Federal Ministry of Environment

Organisation overview
- Jurisdiction: Government of Nigeria
- Headquarters: Abuja, Nigeria
- Organisation executive: Balarabe Abbas Lawal, Minister of the Environment;
- Website: environment.gov.ng

= Federal Ministry of Environment (Nigeria) =

Government organization in Abuja, Nigeria

The Federal Ministry of Environment is a ministry of the Federal Government of Nigeria created in 1999 with a mandate to address environmental issues and to ensure the effective coordination of all environmental matters in the country. The ministry works to ensure the control of environmental issues and the protection and conservation of natural resources. It also formulates policies and supervises activities for curbing desertification and deforestation; the management of flood, erosion and pollution; as well as climate change and clean energy.

Balarabe Abbas Lawal is the current Minister of Environment. He took charge of the affairs of the ministry in 2023 after he was appointed by President Bola Ahmed Tinubu.

== Responsibilities ==
The ministry plays various roles involving the national goals on desertification, deforestation, pollution, and waste management. It also superintends over climate change and clean energy issues and enforces environmental standards and regulations in different parts of the country.

== Agencies ==
The ministry fulfils its responsibilities through its departments and parastatals. Some of these parastatals include:

- National Biosafety Management Agency (NBMA)
- National Park Service (NPS)
- National Agency for the Great Green Wall
- National Oil Spill Detection and Response Agency (NOSDRA)
- National Environmental Standards and Regulations Enforcement Agency (NESREA)

The ministry also supervises and provides fund for research institutes such as the Forestry Research Institute of Nigeria (FRIN), and the Environmental Health and Registration Council of Nigeria (EHORECON), among others.

== Ministers of Environment ==

- Bala Mohammed Mande (2003–2005)
- Iyorchia Ayu (June 2005–December 2005)
- Helen Esuene (January 2006–January 2007)
- Halima Tayo Alao (26 July 2007–29 October 2008)
- John Odey (17 December 2008–March 2010)

- Lawencia Mallam (2014–2015)
- Amina Mohammed (11 November 2015–15 December 2016)
- Mohammad Mahmood Abubakar (2021–2022)
- Mohammed Hassan Abdullahi (6 April 2022 – 29 May 2023)
- Balarabe Abbas Lawal (since 9 October 2023)

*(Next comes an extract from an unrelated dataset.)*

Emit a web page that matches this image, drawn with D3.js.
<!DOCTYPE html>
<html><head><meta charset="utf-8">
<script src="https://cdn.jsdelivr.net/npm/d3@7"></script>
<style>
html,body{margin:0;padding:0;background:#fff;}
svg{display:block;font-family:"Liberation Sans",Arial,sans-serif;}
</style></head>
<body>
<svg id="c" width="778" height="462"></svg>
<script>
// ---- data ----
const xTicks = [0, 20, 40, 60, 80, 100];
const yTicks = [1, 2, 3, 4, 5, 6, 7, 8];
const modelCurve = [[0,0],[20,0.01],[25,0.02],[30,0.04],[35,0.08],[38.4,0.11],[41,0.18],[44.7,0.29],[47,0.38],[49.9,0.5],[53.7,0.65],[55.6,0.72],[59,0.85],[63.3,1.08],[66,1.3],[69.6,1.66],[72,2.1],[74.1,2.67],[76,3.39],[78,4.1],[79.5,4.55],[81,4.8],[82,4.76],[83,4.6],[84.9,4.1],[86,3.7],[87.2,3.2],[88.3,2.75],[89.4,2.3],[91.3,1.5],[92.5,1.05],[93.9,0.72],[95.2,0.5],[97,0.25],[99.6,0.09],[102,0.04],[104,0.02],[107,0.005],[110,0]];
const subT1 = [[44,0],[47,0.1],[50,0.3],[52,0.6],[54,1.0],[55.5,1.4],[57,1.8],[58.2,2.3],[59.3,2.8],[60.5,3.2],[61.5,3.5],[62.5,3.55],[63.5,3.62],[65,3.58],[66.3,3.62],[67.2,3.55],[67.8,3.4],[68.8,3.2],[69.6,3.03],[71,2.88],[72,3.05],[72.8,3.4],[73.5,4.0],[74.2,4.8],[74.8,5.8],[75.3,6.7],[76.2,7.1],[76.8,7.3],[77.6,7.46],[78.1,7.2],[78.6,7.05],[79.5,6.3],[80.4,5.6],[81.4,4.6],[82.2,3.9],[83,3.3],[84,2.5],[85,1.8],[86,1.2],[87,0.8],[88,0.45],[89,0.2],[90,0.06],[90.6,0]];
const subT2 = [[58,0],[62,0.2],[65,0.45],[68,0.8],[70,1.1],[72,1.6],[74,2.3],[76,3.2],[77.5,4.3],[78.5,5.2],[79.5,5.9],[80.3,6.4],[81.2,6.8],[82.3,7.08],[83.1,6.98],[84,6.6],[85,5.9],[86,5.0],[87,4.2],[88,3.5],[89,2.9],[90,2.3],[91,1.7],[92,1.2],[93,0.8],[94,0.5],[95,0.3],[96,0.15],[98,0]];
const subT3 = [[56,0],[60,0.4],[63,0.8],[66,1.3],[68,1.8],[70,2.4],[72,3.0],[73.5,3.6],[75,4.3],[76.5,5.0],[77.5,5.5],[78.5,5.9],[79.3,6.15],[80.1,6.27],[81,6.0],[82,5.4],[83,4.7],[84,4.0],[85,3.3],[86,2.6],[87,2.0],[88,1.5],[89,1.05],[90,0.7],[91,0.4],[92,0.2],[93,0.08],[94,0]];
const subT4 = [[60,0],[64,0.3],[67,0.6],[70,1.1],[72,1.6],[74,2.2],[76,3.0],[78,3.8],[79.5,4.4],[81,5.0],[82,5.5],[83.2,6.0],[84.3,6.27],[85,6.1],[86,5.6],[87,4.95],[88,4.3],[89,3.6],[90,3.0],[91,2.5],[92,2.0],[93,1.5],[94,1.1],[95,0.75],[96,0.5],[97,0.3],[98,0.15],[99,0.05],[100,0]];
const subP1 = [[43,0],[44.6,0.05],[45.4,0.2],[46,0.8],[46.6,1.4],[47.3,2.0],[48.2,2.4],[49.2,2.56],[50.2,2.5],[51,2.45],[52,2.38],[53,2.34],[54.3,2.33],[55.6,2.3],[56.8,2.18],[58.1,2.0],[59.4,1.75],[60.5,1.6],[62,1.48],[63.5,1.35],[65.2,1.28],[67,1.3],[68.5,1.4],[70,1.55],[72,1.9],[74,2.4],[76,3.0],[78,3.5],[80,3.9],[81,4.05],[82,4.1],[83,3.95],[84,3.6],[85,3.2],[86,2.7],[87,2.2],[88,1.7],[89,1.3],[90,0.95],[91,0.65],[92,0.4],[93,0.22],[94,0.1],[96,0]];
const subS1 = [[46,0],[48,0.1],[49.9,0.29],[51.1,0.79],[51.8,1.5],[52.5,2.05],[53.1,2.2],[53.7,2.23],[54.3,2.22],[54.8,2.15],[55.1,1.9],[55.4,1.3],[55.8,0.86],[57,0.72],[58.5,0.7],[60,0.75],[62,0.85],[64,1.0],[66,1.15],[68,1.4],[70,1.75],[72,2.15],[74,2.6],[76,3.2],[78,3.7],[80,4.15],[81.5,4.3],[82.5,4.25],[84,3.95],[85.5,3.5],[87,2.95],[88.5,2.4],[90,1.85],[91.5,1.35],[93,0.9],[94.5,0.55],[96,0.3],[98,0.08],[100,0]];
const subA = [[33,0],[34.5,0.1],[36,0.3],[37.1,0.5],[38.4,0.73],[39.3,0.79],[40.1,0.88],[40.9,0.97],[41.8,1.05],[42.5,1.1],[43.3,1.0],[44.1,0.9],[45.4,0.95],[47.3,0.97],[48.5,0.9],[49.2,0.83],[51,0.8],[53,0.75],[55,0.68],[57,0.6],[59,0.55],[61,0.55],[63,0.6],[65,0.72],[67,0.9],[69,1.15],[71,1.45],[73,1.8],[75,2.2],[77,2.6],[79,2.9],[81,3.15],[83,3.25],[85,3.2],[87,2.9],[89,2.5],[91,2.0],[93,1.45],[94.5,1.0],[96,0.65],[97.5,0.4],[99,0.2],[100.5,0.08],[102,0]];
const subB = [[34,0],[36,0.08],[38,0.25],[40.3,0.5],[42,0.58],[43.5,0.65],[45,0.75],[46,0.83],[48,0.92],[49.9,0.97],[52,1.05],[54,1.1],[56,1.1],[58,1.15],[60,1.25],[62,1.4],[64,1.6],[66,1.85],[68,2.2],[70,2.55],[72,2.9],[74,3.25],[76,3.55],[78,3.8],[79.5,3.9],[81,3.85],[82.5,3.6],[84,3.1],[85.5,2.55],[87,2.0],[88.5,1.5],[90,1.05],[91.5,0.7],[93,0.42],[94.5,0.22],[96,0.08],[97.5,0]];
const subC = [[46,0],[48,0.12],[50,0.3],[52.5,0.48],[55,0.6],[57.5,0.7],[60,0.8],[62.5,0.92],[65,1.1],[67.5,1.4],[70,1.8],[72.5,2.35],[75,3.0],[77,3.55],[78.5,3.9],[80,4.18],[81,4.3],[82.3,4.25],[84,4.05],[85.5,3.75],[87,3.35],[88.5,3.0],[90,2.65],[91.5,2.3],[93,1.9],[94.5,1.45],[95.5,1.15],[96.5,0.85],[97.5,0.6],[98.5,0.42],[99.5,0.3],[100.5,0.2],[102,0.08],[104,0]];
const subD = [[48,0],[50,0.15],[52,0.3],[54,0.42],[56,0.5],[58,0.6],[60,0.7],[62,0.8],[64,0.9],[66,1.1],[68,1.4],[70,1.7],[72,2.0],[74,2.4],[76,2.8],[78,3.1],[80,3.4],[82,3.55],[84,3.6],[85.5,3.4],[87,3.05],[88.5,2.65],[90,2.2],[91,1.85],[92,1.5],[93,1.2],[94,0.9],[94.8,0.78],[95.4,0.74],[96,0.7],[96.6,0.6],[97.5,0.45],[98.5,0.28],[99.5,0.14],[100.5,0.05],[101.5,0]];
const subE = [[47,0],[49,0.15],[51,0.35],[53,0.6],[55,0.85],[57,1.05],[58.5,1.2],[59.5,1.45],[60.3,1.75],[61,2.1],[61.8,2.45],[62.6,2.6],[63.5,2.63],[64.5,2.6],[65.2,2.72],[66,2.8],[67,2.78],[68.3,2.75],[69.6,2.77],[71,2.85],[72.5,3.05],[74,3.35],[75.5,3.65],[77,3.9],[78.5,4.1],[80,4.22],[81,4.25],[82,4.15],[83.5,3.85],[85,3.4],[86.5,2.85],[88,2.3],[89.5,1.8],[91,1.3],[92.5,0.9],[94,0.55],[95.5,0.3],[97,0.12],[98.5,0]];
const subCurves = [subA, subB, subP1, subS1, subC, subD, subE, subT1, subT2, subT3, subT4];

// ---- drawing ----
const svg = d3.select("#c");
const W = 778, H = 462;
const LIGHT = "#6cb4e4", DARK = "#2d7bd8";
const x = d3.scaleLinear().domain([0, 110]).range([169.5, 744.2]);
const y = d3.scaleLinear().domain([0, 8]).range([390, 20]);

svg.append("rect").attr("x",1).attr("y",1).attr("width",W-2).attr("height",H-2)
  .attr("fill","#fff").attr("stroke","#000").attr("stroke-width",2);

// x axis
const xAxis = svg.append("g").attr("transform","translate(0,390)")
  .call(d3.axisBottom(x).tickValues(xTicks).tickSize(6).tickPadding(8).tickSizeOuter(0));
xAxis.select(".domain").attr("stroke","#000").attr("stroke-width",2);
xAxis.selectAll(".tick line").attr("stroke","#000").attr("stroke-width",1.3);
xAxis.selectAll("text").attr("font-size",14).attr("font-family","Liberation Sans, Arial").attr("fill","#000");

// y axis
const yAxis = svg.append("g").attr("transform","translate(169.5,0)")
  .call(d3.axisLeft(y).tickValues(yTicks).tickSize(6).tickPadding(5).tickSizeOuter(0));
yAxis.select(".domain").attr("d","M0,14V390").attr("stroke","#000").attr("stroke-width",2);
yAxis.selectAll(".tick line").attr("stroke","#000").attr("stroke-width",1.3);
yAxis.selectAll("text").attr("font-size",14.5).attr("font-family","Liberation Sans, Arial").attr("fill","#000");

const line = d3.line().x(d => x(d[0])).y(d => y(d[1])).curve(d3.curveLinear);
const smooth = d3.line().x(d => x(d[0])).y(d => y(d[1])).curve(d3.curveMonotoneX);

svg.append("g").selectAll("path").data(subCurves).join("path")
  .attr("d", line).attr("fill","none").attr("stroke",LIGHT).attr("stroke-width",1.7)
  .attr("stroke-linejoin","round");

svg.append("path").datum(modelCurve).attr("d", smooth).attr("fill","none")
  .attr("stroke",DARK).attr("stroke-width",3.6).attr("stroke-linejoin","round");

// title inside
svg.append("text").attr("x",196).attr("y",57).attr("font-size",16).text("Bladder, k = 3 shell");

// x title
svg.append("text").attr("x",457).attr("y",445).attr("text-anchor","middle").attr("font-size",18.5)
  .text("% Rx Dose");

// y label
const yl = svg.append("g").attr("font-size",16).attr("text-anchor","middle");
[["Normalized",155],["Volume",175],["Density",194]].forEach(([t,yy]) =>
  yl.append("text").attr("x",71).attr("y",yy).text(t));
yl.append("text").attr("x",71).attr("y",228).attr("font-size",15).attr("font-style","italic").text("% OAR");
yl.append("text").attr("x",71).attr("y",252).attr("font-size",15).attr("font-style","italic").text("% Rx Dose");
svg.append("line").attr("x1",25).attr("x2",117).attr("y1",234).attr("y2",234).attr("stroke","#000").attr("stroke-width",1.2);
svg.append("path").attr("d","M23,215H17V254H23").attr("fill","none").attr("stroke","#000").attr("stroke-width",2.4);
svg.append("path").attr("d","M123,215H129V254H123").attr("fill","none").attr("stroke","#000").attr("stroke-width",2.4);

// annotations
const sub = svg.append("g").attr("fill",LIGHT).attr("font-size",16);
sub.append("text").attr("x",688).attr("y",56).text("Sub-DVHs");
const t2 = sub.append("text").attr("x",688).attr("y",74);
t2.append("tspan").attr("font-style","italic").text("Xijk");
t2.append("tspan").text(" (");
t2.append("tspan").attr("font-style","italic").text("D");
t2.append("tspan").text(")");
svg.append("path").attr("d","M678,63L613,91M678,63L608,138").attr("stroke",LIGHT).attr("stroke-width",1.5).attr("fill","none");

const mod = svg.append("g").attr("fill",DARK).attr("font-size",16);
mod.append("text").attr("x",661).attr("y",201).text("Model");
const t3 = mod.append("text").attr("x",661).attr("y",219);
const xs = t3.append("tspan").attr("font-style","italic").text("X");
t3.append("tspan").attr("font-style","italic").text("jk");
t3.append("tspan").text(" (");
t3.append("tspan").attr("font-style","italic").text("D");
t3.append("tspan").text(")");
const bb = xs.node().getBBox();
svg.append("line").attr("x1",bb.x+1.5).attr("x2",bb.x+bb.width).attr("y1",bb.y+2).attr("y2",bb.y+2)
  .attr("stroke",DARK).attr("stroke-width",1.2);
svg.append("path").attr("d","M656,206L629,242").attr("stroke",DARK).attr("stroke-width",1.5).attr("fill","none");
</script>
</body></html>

== Achievements of the Ministry ==
One of the major achievements of the Federal Ministry of Environment is the initiation of the Ogoniland clean-up programme of the Nigerian government. Ogoniland is one of the communities in the oil-rich Niger Delta region that has been devastated by the exploration activities of oil-producing companies. Other achievements of the ministry and its parastatals include the Clean and Green initiatives in the States of Nigeria, the Great Green Wall Programme, and the Nigeria Erosion and Watershed Management Project.